Nesta terça-feira, o Supremo Tribunal declarou que as decisões do Tribunal Constitucional são válidas, mesmo se não forem publicadas oficialmente, e que todos os poderes as devem respeitar. O veredicto vem apenas sancionar aquilo que já acontecia em vários tribunais de diferentes instâncias por todo o país, que não esperaram pelo Supremo e seguiram as resoluções do Constitucional.

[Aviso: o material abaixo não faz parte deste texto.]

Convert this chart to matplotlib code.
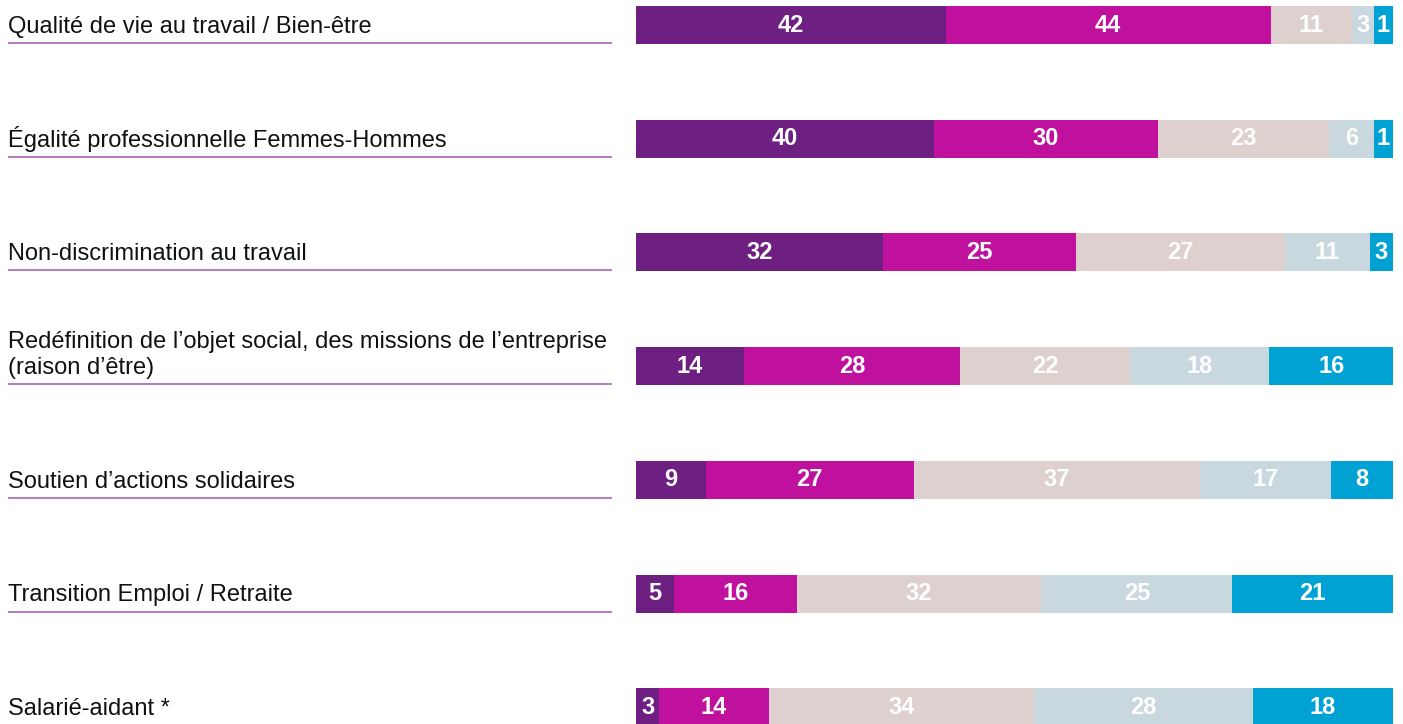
import matplotlib.pyplot as plt
import numpy as np

plt.rcParams['font.family'] = ['Liberation Sans', 'DejaVu Sans']

# data
topics = [
    "Qualité de vie au travail / Bien-être",
    "Égalité professionnelle Femmes-Hommes",
    "Non-discrimination au travail",
    "Redéfinition de l’objet social, des missions de l’entreprise\n(raison d’être)",
    "Soutien d’actions solidaires",
    "Transition Emploi / Retraite",
    "Salarié-aidant *",
]
s1 = [42, 40, 32, 14, 9, 5, 3]
s2 = [44, 30, 25, 28, 27, 16, 14]
s3 = [11, 23, 27, 22, 37, 32, 34]
s4 = [3, 6, 11, 18, 17, 25, 28]
s5 = [1, 1, 3, 16, 8, 21, 18]

colors = ['#6e1f82', '#c0119e', '#ded0cf', '#c9d7df', '#00a2d3']
line_color = '#a866b6'

vals = np.array([s1, s2, s3, s4, s5], dtype=float).T
# small segments keep a minimum width so their label fits, rows fill the bar
widths = np.maximum(vals, 2.6)
widths = widths / widths.sum(axis=1, keepdims=True)

W, H = 1403, 724
fig = plt.figure(figsize=(W / 100, H / 100), dpi=100)

step = 113.7
top = -25 / step
bottom = (H - 25) / step

ax = fig.add_axes([636 / W, 0, (1393 - 636) / W, 1])
axl = fig.add_axes([8 / W, 0, (612 - 8) / W, 1])

y = np.arange(len(topics))
left = np.zeros(len(topics))
for j in range(vals.shape[1]):
    ax.barh(y, widths[:, j], left=left, height=38 / step, color=colors[j],
            edgecolor='none')
    for i in range(len(topics)):
        ax.text(left[i] + widths[i, j] / 2, y[i], f"{int(vals[i, j])}",
                ha='center', va='center', color='white', fontsize=17,
                fontweight='bold')
    left += widths[:, j]

ax.set_xlim(0, 1)
ax.set_ylim(bottom, top)
ax.axis('off')

for i, t in enumerate(topics):
    axl.text(0, i + 8 / step, t, ha='left', va='baseline', fontsize=17,
             color='#111111', linespacing=1.26)
    axl.plot([0, 1], [i + 18 / step, i + 18 / step], color=line_color, lw=1.2)
axl.set_xlim(0, 1)
axl.set_ylim(bottom, top)
axl.axis('off')

fig.savefig('out.png', dpi=100)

Beata Szydlo disse estar “surpreendida” com a posição do Supremo e manteve o tom de desafio. “Tenho a impressão que as coisas vão muito mal quando os juízes se envolvem na luta política”, afirmou, citada pela imprensa local. O vice-ministro da Justiça, Patryk Jaki, falou em “rebelião de juristas snobs” e denunciou a “pressão exercida sobre os juízes simples” das instâncias inferiores.

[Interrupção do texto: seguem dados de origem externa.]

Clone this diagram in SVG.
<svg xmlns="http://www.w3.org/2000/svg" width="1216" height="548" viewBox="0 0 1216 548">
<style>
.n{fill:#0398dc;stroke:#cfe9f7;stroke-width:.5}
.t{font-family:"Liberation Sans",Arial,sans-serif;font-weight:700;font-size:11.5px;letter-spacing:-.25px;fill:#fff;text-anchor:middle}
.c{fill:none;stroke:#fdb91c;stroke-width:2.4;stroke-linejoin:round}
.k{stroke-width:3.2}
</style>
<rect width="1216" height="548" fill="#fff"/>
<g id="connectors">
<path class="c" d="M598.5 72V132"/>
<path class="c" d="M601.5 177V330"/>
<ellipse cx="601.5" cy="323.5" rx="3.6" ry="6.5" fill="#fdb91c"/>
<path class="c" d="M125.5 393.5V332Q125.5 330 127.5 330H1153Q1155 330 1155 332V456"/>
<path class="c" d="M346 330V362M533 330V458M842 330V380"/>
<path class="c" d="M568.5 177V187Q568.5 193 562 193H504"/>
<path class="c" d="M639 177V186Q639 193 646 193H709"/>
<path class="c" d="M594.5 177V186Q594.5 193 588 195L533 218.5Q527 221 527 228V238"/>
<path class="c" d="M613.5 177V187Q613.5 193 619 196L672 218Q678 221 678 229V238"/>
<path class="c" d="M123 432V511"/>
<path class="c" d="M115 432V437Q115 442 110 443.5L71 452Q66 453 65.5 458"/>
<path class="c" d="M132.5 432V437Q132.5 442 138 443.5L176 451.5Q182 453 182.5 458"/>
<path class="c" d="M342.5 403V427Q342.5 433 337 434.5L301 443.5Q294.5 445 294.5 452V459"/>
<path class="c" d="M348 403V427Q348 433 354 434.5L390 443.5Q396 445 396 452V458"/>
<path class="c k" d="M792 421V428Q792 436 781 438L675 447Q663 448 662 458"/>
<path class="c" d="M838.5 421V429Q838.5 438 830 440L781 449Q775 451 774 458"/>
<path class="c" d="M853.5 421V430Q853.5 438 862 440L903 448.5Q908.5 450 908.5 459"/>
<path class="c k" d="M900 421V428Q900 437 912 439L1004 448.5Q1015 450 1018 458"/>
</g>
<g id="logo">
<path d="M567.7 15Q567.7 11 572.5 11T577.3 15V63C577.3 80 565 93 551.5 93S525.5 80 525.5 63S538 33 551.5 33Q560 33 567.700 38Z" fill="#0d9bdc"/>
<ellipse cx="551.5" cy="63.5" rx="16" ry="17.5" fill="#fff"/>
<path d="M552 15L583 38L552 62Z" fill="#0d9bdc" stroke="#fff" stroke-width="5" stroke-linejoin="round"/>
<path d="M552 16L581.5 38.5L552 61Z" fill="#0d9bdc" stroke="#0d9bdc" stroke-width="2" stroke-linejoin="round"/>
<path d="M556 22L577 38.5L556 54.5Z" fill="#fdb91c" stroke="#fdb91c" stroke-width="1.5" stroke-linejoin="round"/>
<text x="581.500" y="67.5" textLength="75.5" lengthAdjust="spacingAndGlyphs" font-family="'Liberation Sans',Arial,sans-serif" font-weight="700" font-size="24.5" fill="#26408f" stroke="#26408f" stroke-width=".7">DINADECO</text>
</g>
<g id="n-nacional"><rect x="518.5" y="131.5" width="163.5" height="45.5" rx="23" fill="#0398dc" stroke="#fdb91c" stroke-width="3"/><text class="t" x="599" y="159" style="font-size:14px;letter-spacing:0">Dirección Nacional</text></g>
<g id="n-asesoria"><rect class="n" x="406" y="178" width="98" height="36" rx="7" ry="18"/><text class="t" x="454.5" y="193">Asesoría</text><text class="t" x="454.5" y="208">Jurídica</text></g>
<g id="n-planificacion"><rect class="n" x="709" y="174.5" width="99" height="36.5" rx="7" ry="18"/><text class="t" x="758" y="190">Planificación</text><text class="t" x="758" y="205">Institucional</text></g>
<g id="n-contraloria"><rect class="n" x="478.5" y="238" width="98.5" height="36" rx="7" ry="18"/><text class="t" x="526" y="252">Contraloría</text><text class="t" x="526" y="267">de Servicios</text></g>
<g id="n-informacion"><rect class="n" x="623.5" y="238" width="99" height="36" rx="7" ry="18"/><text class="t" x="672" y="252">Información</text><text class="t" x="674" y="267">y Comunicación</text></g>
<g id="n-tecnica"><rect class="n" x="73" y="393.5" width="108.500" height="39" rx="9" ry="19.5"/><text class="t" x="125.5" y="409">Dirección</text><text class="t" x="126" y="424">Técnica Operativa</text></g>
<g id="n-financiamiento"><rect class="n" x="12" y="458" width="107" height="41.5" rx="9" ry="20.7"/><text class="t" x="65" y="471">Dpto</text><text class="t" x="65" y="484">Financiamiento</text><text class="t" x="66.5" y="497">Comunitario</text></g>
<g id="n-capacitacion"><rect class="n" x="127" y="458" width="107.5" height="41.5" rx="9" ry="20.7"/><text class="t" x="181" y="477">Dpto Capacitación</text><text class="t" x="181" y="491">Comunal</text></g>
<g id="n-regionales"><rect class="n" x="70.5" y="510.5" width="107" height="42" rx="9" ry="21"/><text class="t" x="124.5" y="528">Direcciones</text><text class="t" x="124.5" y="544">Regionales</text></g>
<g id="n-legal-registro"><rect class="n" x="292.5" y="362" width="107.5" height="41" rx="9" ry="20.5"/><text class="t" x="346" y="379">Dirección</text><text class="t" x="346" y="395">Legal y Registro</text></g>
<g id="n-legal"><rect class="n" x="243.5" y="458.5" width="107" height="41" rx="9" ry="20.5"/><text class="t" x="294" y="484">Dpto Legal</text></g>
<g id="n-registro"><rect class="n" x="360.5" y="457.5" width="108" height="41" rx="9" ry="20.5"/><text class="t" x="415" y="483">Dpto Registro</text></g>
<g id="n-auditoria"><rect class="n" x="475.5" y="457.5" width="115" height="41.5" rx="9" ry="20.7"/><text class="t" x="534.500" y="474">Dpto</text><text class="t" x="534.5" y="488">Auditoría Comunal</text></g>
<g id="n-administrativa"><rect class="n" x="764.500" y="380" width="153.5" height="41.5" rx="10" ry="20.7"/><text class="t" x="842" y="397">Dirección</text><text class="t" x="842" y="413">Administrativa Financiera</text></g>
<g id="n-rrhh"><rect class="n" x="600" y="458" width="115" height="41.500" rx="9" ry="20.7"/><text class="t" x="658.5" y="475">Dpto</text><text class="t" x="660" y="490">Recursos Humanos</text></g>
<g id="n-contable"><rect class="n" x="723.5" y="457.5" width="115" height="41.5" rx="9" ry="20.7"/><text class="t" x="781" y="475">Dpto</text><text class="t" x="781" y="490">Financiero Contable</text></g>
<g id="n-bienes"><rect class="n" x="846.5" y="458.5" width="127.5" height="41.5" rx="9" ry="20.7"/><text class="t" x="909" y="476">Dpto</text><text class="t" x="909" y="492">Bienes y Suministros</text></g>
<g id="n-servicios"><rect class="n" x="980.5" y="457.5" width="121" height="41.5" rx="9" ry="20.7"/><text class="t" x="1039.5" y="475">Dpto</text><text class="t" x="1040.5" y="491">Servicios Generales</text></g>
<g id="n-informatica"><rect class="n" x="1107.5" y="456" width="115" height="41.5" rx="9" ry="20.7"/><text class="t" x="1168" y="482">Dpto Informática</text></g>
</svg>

Da oposição vieram aplausos para a mobilização dos tribunais. “Estou contente por a voz do terceiro poder na Polónia, o judiciário, ser uniforme e universal, pois nada fortalece mais o sentido de respeito pela lei do que quando os juízes falam a uma só voz”, afirmou o ex-ministro da Justiça da Plataforma Cívica, Boris Budka.

De acordo com a AFP, para além dos tribunais, os conselhos municipais de várias cidades, entre as quais a capital Varsóvia, Lodz ou Poznan, decidiram adoptar as decisões do Tribunal Constitucional. Há quem receie a emergência de uma “ordem legal alternativa”. “O Tribunal Constitucional irá adoptar uma decisão; ela não será reconhecida nem pelo Governo nem pelos serviços que vão tomar as suas decisões segundo uma ordem legal alternativa”, disse o ex-primeiro-ministro Wlodzimierz Cimoszewicz.

Um dia depois da deliberação do Supremo, foi a vez do principal tribunal administrativo apelar igualmente ao Governo para que publique os veredictos do Constitucional sem “atrasos indevidos”, a fim de se tornarem legalmente vinculativos.

Um abaixo-assinado promovido pelo partido liberal Nowoczesna reuniu mais de cem mil signatários, que podem a publicação das decisões do Tribunal Constitucional pelo Governo. “Toda a ordem legal começa a dividir-se entre aquilo que representam os tribunais e o Tribunal Constitucional, e o estado de não-direito representado pelo poder executivo nas mãos do PiS”, afirmou a deputada Katarzyna Lubnauer.